Repeat, exactly and only, the lines from the beginning of the data through the line with "ax.bar(x + (i". Pictures are left out.

### Records for this exercise
----

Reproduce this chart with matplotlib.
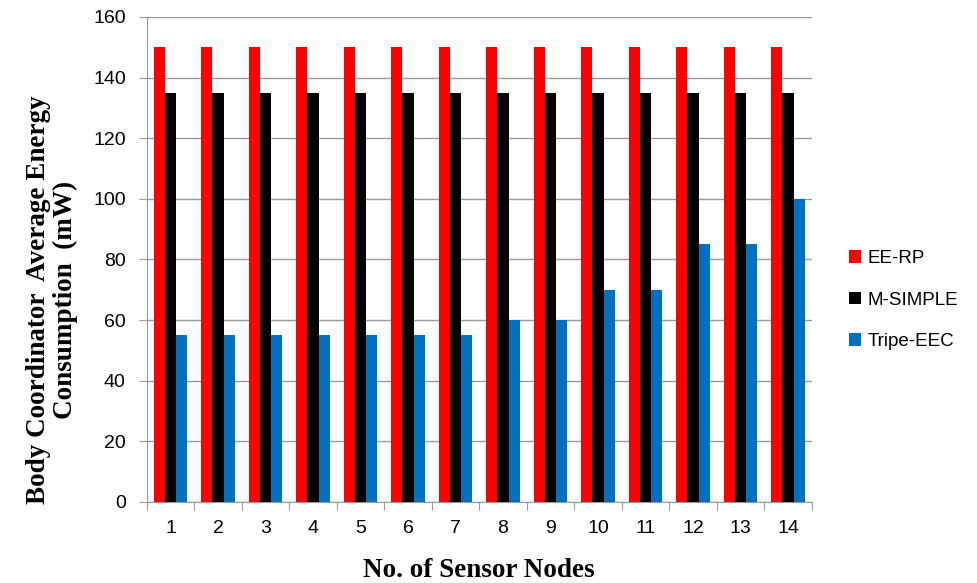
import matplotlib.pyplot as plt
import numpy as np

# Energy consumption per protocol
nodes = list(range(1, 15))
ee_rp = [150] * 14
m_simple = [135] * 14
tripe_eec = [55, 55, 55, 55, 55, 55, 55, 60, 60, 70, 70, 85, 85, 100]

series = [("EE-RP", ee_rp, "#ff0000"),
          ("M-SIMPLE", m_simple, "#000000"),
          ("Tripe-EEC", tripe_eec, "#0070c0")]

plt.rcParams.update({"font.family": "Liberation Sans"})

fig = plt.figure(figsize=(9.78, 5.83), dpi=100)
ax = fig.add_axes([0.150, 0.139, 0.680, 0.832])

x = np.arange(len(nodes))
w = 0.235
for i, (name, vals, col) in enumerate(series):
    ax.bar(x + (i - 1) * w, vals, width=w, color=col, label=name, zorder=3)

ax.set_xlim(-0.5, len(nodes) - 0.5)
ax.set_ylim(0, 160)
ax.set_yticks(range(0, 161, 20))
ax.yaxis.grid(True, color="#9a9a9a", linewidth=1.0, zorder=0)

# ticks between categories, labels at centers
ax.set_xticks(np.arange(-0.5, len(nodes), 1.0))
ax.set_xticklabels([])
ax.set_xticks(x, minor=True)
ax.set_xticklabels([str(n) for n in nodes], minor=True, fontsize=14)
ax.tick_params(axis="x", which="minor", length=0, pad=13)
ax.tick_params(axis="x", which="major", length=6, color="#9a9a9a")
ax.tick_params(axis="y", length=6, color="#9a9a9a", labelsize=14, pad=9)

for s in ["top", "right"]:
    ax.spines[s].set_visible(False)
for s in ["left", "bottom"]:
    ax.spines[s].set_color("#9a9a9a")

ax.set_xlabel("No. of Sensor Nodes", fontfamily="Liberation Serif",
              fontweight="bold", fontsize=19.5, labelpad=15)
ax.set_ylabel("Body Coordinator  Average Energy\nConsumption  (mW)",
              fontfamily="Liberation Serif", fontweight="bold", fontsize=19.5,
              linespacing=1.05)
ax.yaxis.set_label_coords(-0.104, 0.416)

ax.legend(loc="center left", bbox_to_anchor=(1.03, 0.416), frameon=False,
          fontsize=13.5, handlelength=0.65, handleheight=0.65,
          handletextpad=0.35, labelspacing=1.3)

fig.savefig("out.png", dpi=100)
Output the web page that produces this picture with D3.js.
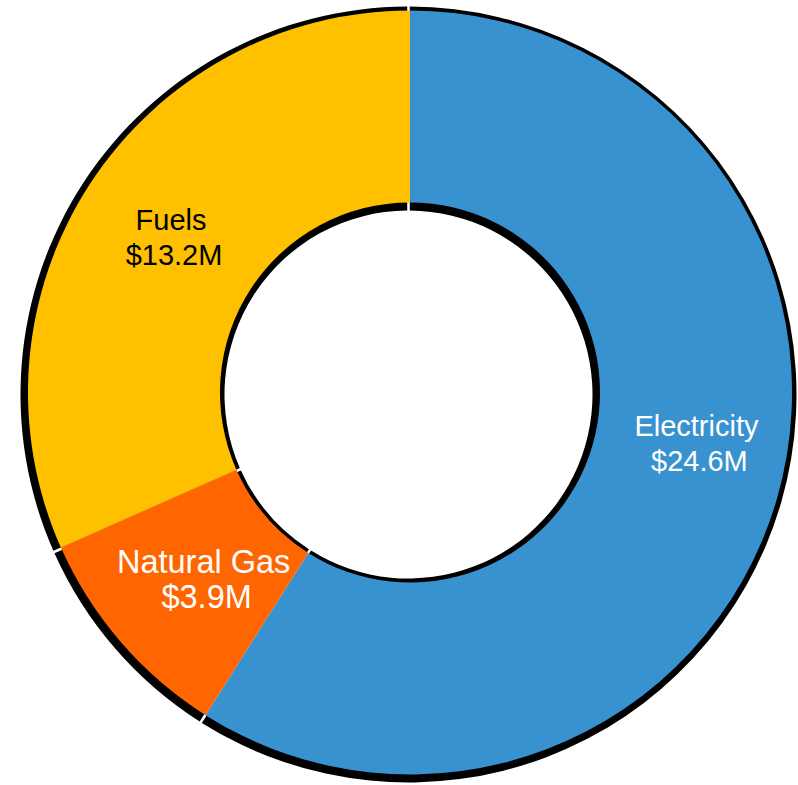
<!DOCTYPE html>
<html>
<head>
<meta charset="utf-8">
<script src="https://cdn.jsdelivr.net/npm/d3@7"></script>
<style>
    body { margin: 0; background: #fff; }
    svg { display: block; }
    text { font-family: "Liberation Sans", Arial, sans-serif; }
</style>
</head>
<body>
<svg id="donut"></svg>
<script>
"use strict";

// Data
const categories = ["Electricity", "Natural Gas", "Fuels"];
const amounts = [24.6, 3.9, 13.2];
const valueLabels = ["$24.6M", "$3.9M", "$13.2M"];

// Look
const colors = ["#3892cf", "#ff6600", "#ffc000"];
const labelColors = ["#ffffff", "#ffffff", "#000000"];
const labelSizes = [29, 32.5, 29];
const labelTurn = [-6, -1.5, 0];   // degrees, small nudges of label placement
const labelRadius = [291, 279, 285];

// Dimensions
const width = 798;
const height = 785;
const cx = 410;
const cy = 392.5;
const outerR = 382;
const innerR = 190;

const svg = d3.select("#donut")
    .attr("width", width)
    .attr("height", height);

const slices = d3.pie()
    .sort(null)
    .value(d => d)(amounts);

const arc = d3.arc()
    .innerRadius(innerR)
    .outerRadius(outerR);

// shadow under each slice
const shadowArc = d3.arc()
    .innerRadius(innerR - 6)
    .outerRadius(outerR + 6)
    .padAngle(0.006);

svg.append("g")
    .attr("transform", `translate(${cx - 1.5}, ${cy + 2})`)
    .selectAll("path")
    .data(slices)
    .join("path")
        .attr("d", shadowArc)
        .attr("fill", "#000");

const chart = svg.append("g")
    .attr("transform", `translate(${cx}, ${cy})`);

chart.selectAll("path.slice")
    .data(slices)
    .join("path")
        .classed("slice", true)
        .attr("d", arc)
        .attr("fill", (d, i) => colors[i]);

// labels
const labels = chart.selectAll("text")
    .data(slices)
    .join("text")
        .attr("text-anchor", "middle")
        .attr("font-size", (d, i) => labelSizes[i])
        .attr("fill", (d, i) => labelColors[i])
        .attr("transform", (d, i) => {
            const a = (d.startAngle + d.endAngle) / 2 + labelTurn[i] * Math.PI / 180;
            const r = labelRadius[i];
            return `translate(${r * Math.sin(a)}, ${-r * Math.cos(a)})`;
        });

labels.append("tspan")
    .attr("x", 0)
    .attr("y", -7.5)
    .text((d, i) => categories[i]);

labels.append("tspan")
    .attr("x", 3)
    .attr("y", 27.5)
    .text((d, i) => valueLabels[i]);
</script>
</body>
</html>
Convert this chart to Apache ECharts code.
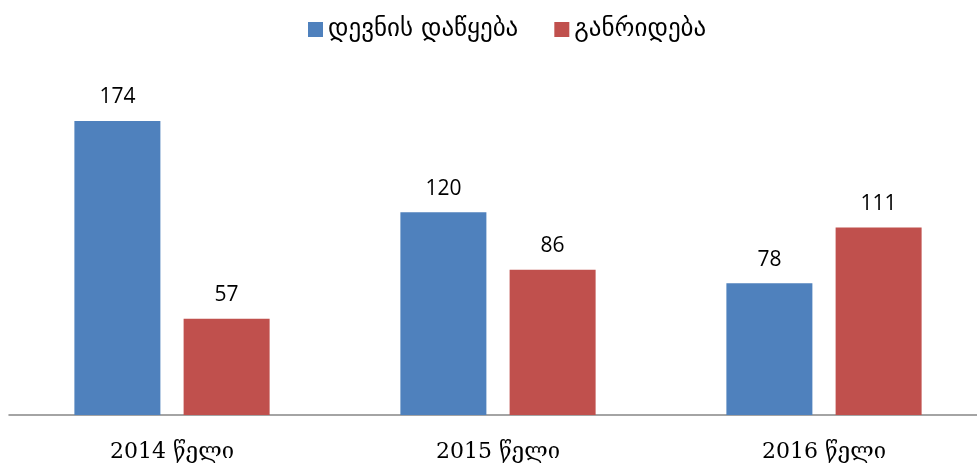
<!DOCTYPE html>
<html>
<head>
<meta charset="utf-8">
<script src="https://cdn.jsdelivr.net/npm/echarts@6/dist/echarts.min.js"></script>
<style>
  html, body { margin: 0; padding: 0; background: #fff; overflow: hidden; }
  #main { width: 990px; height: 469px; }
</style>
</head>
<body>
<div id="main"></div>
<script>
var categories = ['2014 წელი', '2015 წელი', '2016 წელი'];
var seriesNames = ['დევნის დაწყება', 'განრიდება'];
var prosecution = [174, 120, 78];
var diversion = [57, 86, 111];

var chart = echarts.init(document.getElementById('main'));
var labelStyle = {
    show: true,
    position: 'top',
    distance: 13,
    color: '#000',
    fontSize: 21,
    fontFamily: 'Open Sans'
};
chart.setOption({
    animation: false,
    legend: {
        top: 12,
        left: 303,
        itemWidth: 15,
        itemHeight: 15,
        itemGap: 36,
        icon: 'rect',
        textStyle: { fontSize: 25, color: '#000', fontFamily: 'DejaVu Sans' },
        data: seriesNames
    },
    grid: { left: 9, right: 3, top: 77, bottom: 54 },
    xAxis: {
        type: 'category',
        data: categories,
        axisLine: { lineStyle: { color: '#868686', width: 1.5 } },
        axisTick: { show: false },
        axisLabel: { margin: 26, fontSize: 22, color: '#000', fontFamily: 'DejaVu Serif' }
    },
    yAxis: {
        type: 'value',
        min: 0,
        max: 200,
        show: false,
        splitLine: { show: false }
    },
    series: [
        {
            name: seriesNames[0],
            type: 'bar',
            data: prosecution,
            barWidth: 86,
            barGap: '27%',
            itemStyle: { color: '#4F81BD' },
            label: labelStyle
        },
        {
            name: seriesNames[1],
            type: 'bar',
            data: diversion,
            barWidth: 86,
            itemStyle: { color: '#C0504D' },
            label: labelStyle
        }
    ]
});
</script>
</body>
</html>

----

### Exercise solution
Reproduce this chart with matplotlib.
import matplotlib.pyplot as plt
import numpy as np

# Energy consumption per protocol
nodes = list(range(1, 15))
ee_rp = [150] * 14
m_simple = [135] * 14
tripe_eec = [55, 55, 55, 55, 55, 55, 55, 60, 60, 70, 70, 85, 85, 100]

series = [("EE-RP", ee_rp, "#ff0000"),
          ("M-SIMPLE", m_simple, "#000000"),
          ("Tripe-EEC", tripe_eec, "#0070c0")]

plt.rcParams.update({"font.family": "Liberation Sans"})

fig = plt.figure(figsize=(9.78, 5.83), dpi=100)
ax = fig.add_axes([0.150, 0.139, 0.680, 0.832])

x = np.arange(len(nodes))
w = 0.235
for i, (name, vals, col) in enumerate(series):
    ax.bar(x + (i - 1) * w, vals, width=w, color=col, label=name, zorder=3)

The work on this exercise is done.